In Through The Out Door
It’s funny how life works out. Given the chance, it is safe to assume Led Zeppelin would have bowed out with one helluva final album. Instead, they ended their career on a rather sedate note, 1979’s In Through The Out Door. It’s a somewhat mellower, less traditional sounding Led Zeppelin. Instead of grand guitar solos and hard-pounding mystical blues and heavy rock, one finds gentler sounds and more exotic styles. Some have suggested—and maybe this is so—that at this point in their career, they were bored with being Led Zeppelin.
In Through The Out Door is perhaps the least “Led Zeppelin” album in their catalog, but it’s exactly that lack of sonic continuity that makes it an appealing listen. Yes, yes, we know that Jimmy Page is a guitar GOD, Robert Plant sings with the voice of all dead bluesmen from the 1920s, and John Bonham’s drumming could cause the dead to rise from their graves. Another record to belabor that point would have been tedious.Instead, they decided to expand their sound and explore styles different from their own. It’s only on the album opening “In The Evening” that they offer a song that keeps to their hard rock tendencies, and album closer “I’m Gonna Crawl” is a heavy, morose blues ballad. “South Bound Suarez” is a glam-rock number that sounds a lot like Queen. “Hot Dog” is a boogie-woogie piano-driven rockabilly number that comes across as a belated tribute to the late Elvis Presley, and the epic “Carouselambra” is pure progressive rock, replete with pulsating synthesizers that sound unlike anything that had appeared on a Led Zeppelin record.

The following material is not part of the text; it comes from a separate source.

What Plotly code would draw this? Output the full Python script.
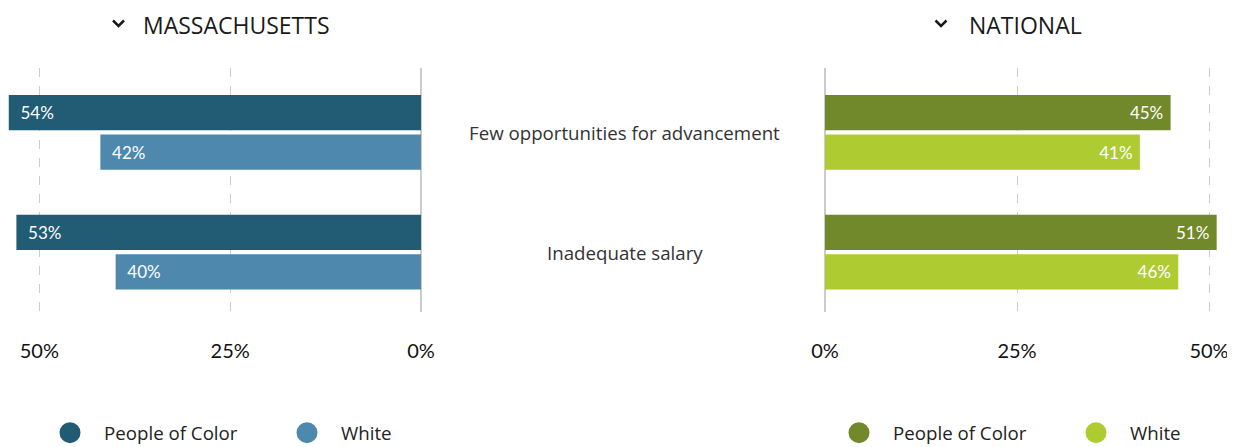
import plotly.graph_objects as go

categories = ["Few opportunities for advancement", "Inadequate salary"]
ma_poc = [54, 53]
ma_white = [42, 40]
nat_poc = [45, 51]
nat_white = [41, 46]
tick_vals = [0, 25, 50]
tick_text = ["0%", "25%", "50%"]
series_names = ["People of Color", "White"]
panel_titles = ["MASSACHUSETTS", "NATIONAL"]

C_MA_POC = "#215b74"
C_MA_W = "#4f88ad"
C_NAT_POC = "#72892b"
C_NAT_W = "#aecc31"

OFF = 8  # page body margin
W, H = 1235 - OFF, 447 - OFF
T = 68 - OFF
PH = 244
B = H - T - PH
PXPCT = 7.68
X0_L, X0_R = 421 - OFF, 825 - OFF

def px(rx):
    return (rx - OFF) / W

def py(ry):
    return (312 - ry) / PH

ypos = list(range(len(categories)))

fig = go.Figure()
num_font = dict(family="Lato", size=17, color="white")
NB = "\u00a0"

def add_bar(vals, color, xa, name, lead, trail):
    txt = [NB * lead + f"{v}%" + NB * trail for v in vals]
    fig.add_trace(go.Bar(
        x=vals, y=ypos, orientation="h", marker=dict(color=color, line=dict(width=0)), name=name,
        text=txt, textposition="inside", insidetextanchor="end", constraintext="none",
        textfont=num_font, showlegend=False, xaxis=xa, yaxis="y",
        hoverinfo="skip", cliponaxis=False,
    ))

add_bar(ma_poc, C_MA_POC, "x", series_names[0], 2, 0)
add_bar(ma_white, C_MA_W, "x", series_names[1], 2, 0)
add_bar(nat_poc, C_NAT_POC, "x2", series_names[0], 0, 1)
add_bar(nat_white, C_NAT_W, "x2", series_names[1], 0, 1)

for nm, col, lg in [(series_names[0], C_MA_POC, "legend"), (series_names[1], C_MA_W, "legend"),
                    (series_names[0], C_NAT_POC, "legend2"), (series_names[1], C_NAT_W, "legend2")]:
    fig.add_trace(go.Scatter(x=[None], y=[None], mode="markers", name=nm,
                             marker=dict(size=22, color=col, symbol="circle",
                                         line=dict(color=col, width=5)),
                             legend=lg, xaxis="x", yaxis="y"))

axis_common = dict(
    tickvals=tick_vals, ticktext=tick_text, showgrid=True, gridcolor="#cccccc",
    griddash="dash", gridwidth=1, zeroline=True, zerolinecolor="#cccccc", zerolinewidth=1.5,
    showline=False, ticks="", tickfont=dict(family="Lato", size=20, color="#111111"),
    ticklabelstandoff=25, fixedrange=True, automargin=False,
)

leg_common = dict(orientation="h", xanchor="left", y=py(433), yanchor="middle",
                  font=dict(family="Open Sans", size=18.7, color="#222222"),
                  itemclick=False, itemwidth=58, entrywidth=164, bgcolor="rgba(0,0,0,0)")

fig.update_layout(
    width=W, height=H, margin=dict(l=0, r=0, t=T, b=B, pad=0, autoexpand=False),
    plot_bgcolor="white", paper_bgcolor="white",
    barmode="group", bargap=0.34, bargroupgap=0.11,
    xaxis=dict(domain=[0, X0_L / W], range=[54.1, 0], **axis_common),
    xaxis2=dict(domain=[X0_R / W, 1], range=[0, (W - X0_R) / PXPCT], **axis_common),
    yaxis=dict(range=[1.5, -0.537], showgrid=False, zeroline=False, showticklabels=False,
               fixedrange=True, automargin=False),
    legend=dict(x=px(36), **leg_common),
    legend2=dict(x=px(825), **leg_common),
)

for i, c in enumerate(categories):
    fig.add_annotation(x=px(624.5), xref="paper", y=i, yref="y", text=c,
                       showarrow=False, font=dict(family="Open Sans", size=18.7, color="#333333"),
                       xanchor="center", yanchor="middle")

for title, tx, cx in [(panel_titles[0], 142, 118.5), (panel_titles[1], 968, 941)]:
    fig.add_annotation(x=px(tx), xref="paper", y=py(OFF), yref="paper", text=title, showarrow=False,
                       font=dict(family="Open Sans", size=23, color="#1a1a1a"),
                       xanchor="left", yanchor="top", borderpad=0)
    path = f"M {px(cx-5.5)},{py(20.5)} L {px(cx)},{py(26)} L {px(cx+5.5)},{py(20.5)}"
    fig.add_shape(type="path", path=path, xref="paper", yref="paper",
                  line=dict(color="#1a1a1a", width=2.5))

fig.write_html("out.html")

Even though they were unaware that the end was near, In Through The Out Door does close the curtain with two fantastic, now-classic Led Zeppelin numbers. “Fool In The Rain” is an outstanding piano number—comparisons to Billy Joel and Elton John are not unrealistic—and Plant’s voice takes on a rather tender timbre, and the best part of the song comes in the sudden, unexpected blast of joyous South American percussion line. It’s disarming, but it transforms the song into something more. The same can be said of “All My Love,” a song of love and longing that’s punctuated with a powerful, syncopated rhythm. It’s easily the best song on In Through The Out Door, and its role in the canon of classic Led Zeppelin songs is well-deserved. (This reissue also offers up a second disc of “rarities,” but aside from a number of the songs having different working titles, they all suffer from poor sound quality, and are hardly essential listening.)
And thus it was that Led Zeppelin’s world ended with neither bang nor whisper, but with eyes placed firmly ahead, a voyage into a new direction. We’ll never know exactly what could have been, and that is okay; we are denied the possibility of greatness that might have been, but so too are we denied a descent into mediocrity.